Passo, entretanto, a uma segunda hipótese. Na idéia de
que o Plano Real vai oferecer
dentaduras ao povão, estaria
presente o contrário do que eu
dizia acima. Não mais a nostalgia pelo velho tigre da esquerda, e sim a volta ao velho
esquema dos currais eleitorais.
É sabido que, nos grotões do
Brasil, sempre se conseguiu o
voto do capiau, do tabaréu, do
cassaco de engenho, em troca
desses bens materiais: um par
de sapatos, o primeiro pé antes, o segundo depois da eleição; pares de óculos, pares de
dentaduras.
Ao prometer dentaduras,
FHC inconscientemente estaria pensando numa reeleição
ao estilo do PFL. E, por falar
em PFL, não é invasão de intimidade reparar nos dentes da
frente de Antônio Carlos Magalhães.
São separadinhos, conferem
malícia à figura, algo de esquilo ou de coelho, uma presteza
capaz de neutralizar, em parte,
a imagem de domínio regional
e truculência política.
Mas a impressão de uma oligarquia roedora, predatória e
gordinha teria de ser dissolvida no atual governo. A idéia
de Fernando Henrique seria,
portanto, a de propor dentaduras mais regulares a seus
próprios aliados (Luís Eduardo, por que não?). Não deixa
de ser modernizante.
Mas aqui entramos na terceira hipótese. É o próprio sorriso de Fernando Henrique
que está em questão. Como se
sabe, o presidente sorri muito.
Alguns chargistas, como Angeli, exageram, a meu ver, a irregularidade dos dentes de FHC.

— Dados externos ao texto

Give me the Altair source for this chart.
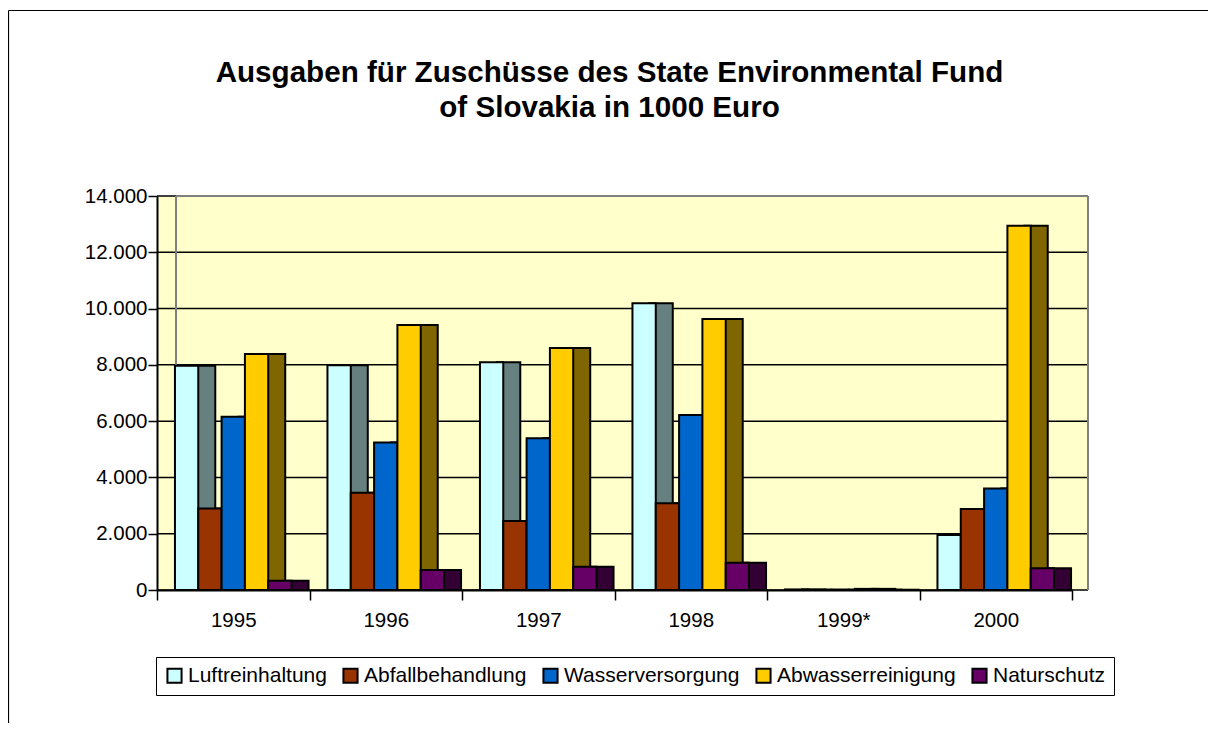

Retratam-no como uma espécie de jacaré depois da reengenharia empresarial.
Reengenharia rima com reeleição. Pensando em dentaduras novas para todos, o presidente pensa num novo mandato, em que pudesse sorrir
mais e melhor. "Sem medo de
ser feliz", o slogan de Lula, numa campanha eleitoral passada, precisa de mais dentes para que FHC o transfira integralmente para a vida prática
e a regularidade ortodentária.
Há ainda uma quarta hipótese. Por volta de 1974 ou 1975,
o país estava entusiasmado
com a "abertura" do presidente Geisel.
O caminho para a democracia aparentava estar sendo
conduzido com mão firme.
Houve então um famoso discurso, em que Geisel frustrou
as esperanças dos democratas,
dizendo que nunca haveria democracia real no país enquanto a maioria da população fosse desdentada. O que é até certo ponto verdade, mas não deixava de ser pretexto para prolongar o regime autoritário.
Será que no inconsciente cardosiano a menção a dentaduras não tem algo a ver com a
frase de Geisel? É como se FHC
estivesse dizendo: "Enquanto
houver alguém sem dentes, justifica-se minha presença no
poder...". Dentadura rimaria
então, obviamente, com ditadura.
Mas não confundo ditadura
com reeleição. Obviamente,
são processos distintos, e nem
sequer chego a ser contrário ao
direito de um governante tentar se reeleger. As tentativas da
Comissão de Justiça da Câmara para abolir os dois turnos
excedem um pouco minha capacidade de tolerância, mas o
inconsciente de FHC pode estar sendo interpretado corretamente pelos puxa-sacos de
plantão.
"Dentaduras duplas! Inda
não sou bem velho para merecer-vos... Há que contentar-me
com uma ponte móvel e esparsas coroas", dizia o poeta
Drummond nos anos 40. A reeleição, para Fernando Henrique, é uma dentadura dupla;
melhor, em todo caso, do que a
"esparsa coroa" em que ele está refestelado.
Ou será que não? Há um monarquismo informal, benévolo
e dúbio, em FHC; a reeleição
duplica, com toques oligárquicos, o presidencialismo. As
mandíbulas das caveiras dos
mortos em Eldorado dos Carajás estalam, como num aplauso sinistro.
A teoria da dependência, a
sociologia de FHC, foi sempre
crítica a respeito do "dualismo" -a idéia de um Brasil
moderno contra o Brasil arcaico. Substituiu esse dualismo
por uma duplicidade; o arcaico e o moderno articulam-se,
como a arcada superior e a arcada inferior de uma dentadura. Os outros que roam esse osso.